Like many civil rights violations of the era, the unrest started with the accusation that black men defiled and murdered a white woman. This commonly held rhetorical frame, promoted widely during the Jim Crow South, cultivated easy scapegoating because the community’s belief in the rhetoric would allow motive to be placed on any man with potential means. Phillips’ history describes a moral panic that leads Forsyth to a complete disavowal of the law by the community. From the opening example of a lynching that began by a woman claiming to have awoken with a black man in her bed through the January 1987 civil rights marches, Phillips shows a white culture that fears both the individual black man and the perceived threat of a violent population of black men rising to destroy it.

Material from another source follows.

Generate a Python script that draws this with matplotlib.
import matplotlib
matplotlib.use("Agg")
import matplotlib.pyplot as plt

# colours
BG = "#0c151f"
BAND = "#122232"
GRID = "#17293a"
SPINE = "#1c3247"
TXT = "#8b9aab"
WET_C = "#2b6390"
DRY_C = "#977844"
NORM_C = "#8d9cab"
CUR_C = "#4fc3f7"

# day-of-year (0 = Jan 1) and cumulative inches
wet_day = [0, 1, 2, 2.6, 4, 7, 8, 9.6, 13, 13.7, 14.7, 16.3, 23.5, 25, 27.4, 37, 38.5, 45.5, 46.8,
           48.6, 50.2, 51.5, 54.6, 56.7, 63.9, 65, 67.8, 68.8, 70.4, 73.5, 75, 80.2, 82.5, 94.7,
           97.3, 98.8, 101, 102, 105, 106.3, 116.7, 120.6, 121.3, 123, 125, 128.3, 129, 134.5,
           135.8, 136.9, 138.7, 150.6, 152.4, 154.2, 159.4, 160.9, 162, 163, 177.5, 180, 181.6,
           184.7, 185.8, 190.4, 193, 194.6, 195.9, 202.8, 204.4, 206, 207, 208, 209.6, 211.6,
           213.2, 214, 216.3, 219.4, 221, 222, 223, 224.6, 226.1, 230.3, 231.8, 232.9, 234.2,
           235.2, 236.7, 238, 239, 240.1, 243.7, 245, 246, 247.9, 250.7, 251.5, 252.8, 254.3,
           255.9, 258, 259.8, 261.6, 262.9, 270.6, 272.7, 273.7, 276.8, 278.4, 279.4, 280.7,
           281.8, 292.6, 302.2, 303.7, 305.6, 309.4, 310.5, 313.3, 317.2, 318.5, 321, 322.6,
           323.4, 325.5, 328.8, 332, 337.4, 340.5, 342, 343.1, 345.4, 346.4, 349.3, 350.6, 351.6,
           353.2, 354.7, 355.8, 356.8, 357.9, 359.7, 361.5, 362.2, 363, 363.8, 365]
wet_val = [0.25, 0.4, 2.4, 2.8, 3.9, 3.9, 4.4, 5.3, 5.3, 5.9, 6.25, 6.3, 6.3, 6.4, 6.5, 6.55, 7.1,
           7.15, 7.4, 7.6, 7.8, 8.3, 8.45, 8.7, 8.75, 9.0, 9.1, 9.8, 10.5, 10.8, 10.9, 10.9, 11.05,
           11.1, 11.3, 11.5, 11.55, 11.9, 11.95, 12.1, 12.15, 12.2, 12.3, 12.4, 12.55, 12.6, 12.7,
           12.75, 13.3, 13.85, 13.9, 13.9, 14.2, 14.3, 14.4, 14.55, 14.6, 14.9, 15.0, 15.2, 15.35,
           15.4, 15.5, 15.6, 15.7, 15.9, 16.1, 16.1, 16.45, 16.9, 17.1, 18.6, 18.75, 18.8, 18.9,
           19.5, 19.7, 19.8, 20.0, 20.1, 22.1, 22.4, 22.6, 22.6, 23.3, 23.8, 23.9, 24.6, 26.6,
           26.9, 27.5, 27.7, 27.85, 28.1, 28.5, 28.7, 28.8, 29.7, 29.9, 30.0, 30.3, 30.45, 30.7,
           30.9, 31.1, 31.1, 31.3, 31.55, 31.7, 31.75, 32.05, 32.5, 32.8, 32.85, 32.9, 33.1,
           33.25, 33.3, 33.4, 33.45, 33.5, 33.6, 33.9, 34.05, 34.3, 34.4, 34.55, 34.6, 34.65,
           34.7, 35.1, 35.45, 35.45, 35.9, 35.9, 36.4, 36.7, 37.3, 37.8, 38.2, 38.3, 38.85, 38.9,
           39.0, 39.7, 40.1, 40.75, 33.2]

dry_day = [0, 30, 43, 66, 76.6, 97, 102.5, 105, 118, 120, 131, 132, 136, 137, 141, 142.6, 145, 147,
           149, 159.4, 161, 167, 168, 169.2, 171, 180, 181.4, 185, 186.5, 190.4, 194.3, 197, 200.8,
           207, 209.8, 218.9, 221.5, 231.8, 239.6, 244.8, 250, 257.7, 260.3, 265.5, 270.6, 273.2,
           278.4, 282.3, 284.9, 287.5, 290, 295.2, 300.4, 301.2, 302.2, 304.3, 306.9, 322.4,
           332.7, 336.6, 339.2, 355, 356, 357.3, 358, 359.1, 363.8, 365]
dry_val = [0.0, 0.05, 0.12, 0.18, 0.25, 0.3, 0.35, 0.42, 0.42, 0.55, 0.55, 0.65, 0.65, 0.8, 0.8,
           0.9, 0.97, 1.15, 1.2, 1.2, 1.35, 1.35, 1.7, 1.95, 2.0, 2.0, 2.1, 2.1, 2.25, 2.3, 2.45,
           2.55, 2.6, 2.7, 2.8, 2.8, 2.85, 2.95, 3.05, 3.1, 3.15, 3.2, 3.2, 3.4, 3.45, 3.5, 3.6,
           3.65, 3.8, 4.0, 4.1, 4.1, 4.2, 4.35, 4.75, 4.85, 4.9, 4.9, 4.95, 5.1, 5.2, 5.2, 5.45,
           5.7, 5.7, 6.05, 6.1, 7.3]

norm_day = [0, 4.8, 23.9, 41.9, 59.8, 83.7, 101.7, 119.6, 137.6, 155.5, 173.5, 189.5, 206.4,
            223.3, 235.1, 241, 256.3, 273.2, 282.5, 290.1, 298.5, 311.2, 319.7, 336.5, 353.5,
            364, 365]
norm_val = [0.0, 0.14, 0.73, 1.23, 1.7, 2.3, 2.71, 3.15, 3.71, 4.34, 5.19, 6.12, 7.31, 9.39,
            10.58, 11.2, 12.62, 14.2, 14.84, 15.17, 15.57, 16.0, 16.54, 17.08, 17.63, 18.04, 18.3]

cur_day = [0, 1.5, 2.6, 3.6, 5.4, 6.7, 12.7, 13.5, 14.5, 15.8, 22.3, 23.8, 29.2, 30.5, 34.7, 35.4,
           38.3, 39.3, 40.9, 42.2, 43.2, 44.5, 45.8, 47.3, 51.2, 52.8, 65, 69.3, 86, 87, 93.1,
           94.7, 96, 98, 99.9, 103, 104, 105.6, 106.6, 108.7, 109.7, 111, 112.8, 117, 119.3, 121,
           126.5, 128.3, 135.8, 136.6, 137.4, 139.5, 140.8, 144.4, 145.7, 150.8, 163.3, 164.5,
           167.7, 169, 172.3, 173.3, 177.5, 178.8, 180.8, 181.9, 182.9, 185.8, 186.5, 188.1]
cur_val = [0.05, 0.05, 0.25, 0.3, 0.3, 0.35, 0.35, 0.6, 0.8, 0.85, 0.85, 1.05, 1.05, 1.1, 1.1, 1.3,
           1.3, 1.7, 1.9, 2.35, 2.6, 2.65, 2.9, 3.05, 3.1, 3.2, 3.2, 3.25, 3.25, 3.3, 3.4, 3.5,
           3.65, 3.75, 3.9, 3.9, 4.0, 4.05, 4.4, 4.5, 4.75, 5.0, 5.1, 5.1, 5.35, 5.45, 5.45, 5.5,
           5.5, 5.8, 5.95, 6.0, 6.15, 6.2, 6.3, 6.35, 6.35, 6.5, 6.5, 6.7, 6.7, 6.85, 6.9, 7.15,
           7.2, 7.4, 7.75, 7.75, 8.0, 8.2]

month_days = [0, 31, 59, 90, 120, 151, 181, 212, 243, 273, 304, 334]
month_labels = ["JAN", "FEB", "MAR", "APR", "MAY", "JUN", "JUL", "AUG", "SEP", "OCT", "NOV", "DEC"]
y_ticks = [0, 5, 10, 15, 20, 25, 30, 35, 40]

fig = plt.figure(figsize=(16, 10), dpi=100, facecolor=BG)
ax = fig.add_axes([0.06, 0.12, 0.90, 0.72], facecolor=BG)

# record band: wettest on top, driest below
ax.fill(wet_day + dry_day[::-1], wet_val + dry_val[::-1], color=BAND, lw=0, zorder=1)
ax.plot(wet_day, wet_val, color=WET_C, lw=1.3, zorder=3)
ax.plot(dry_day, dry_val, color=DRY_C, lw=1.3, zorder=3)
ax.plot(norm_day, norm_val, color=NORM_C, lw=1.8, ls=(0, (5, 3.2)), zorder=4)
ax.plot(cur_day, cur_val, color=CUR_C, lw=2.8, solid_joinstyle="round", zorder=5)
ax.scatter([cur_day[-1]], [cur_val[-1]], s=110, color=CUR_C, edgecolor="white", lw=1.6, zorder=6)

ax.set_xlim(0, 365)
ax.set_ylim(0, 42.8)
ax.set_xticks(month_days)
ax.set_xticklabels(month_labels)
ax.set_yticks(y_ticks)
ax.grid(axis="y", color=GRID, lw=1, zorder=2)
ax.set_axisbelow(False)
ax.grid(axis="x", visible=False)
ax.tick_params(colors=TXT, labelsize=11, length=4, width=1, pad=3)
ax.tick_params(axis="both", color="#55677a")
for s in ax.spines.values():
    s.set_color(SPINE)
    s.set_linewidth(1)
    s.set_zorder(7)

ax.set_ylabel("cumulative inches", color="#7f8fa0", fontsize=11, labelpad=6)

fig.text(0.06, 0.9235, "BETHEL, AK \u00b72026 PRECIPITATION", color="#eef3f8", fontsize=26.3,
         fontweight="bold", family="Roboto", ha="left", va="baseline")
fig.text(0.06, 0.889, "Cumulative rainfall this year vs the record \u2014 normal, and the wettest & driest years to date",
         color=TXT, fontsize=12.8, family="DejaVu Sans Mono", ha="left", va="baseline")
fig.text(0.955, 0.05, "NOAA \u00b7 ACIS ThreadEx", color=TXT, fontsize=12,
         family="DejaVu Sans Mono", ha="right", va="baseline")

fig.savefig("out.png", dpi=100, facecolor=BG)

Much like Alabama’s contemporary Roy Moore, Forsyth had Sheriff William Reid, who defied the courts through public spectacles he used for self-promotion. Operating with a populist agenda, Reid not only allowed a mob easy access to his deputy and the black man in custody, he later defied a judge and allowed a public hanging before a crowd of thousands. Phillips describes a sheriff so focused on his own political career that he was willing to allow murder and defy the outsiders imposing the law that went against his voters’ desire for a pound of flesh. The fact that he was a charter member of the local Ku Klux Klan will not surprise any reader.

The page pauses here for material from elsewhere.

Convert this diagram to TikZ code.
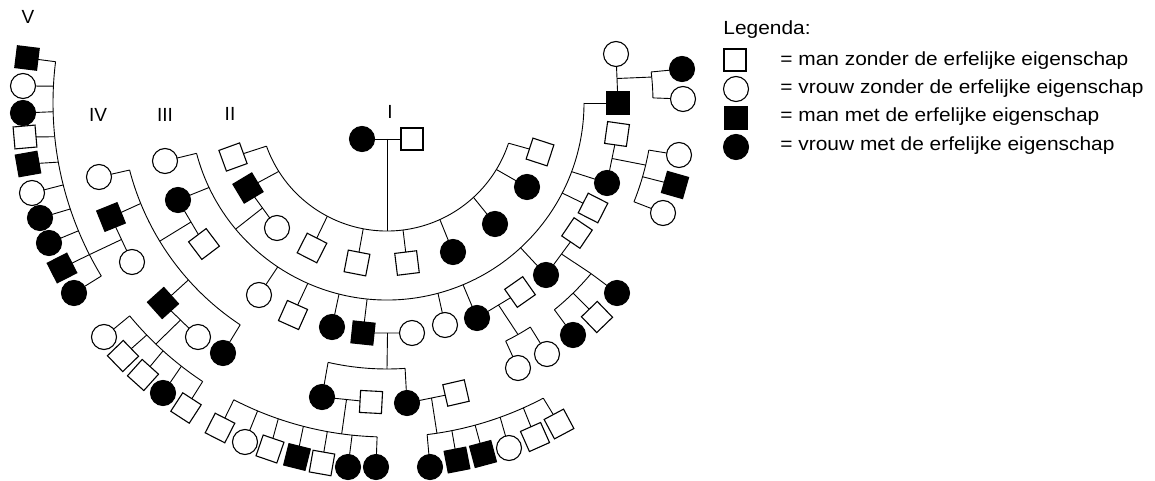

Reid was the leader in the primary spark that led to the expulsion of blacks from Forsyth in 1912. When a local white woman, Mae Crow, was found unconscious with a head injury, the investigation quickly turned from a hunt for a perpetrator to a desire for vengeance when a young black teen claimed ownership of a mirror found near the victim. What follows is a series of escalations of the illegal action. Some acts were done in the blasphemed name of justice, but most were terrorist acts carried out by the common people who tormented and stole property and land from the people who were being threatened out of their livelihood. While Phillips outlines a complex set of occurrences, the key to the violence from the beginning was a desire to punish blacks and explicitly act against the state government. In other words, they were an early group of populists who had no tangible objective beyond forcibly isolating themselves from the rest of the world.

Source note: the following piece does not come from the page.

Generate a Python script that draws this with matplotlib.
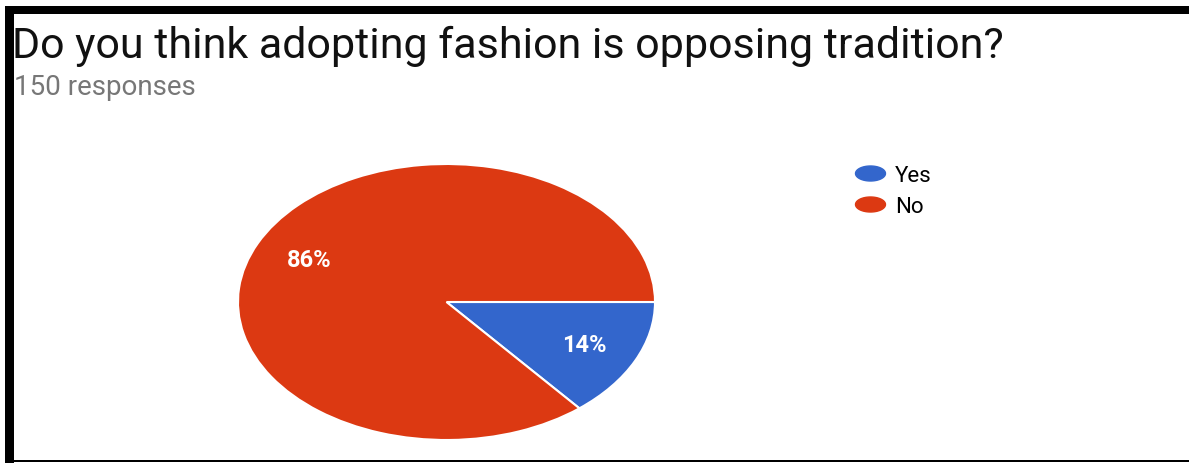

One questionable element in Phillips’ narrative is how the economic classes were divided in the original expulsion. For much of the book, Phillips places responsibility on poor whites for being the instigators of the night raids that terrorized the black population into leaving. Readers only get acquainted with the very wealthy of Forsyth, who wanted to protect their cheap labor, and the educated man who tried to bring the railroad to the county in order to build the local economy. The terrorists seem to be the poor who came to see anyone with dark skin as a problem that must be removed. While very likely, the book does not demonstrate the involvement or resistance of those who fell somewhere between.
Forsyth County seemed to be a dormant place for nearly 70 years. It stayed all white, but left to their own devices, the population didn’t promote any public displays of defiance. That changed in 1980. An Atlanta company held a picnic, and a black employee and her boyfriend attended. When a local man saw a black couple enjoying Lake Lanier, he enlisted a buddy and shot the man in the head as he was driving out of town. Both men were found guilty of aggravated assault. Seven years later, a local business owner enlisted civil rights activist Hosea Williams to lead a Brotherhood march in Forsyth.
Much like the recent white supremacist rally in Charlottesville, North Carolina, many of the people who turned out to counter protest the marchers were armed. As they yelled racist chants, the marchers were pelted with debris. When the danger became too great for the police to protect the group, they were bused away from the mob. They came back a week later with 20,000 Brotherhood marchers, but change was slow to come.
Scholars and academics will find a good notes section with citations. While much of the history is laid out in facts and document research, there’s a narrative tendency to imply how someone thought or felt. This might be enough of a problem for some professors to avoid assigning the book for a class. Phillips uses hedging language in these sections, so it shouldn’t be a deal breaker for someone willing to give a basic warning to their students about this potential scholarly issue.
Blood at the Root is timely. In 2017, Georgia state Representative Jason Spencer posted a threatening message on Facebook to LaDawn Jones, a black lawyer calling for Confederate monuments to be removed from state property. It could have come straight from Forsyth in 1912. He wrote: “The truth. Not a warning. Those folks won’t put up with it like they do in Atlanta. It best you move on.” History does not exist as a separate past form today’s reality, and Phillips demonstrates how a culture based on fear can persist through generations. While an exceptional history of a specific rural Georgia community, Blood at the Root demonstrates the machinations of history’s ghosts and the fear that feeds hate — and grows in isolation.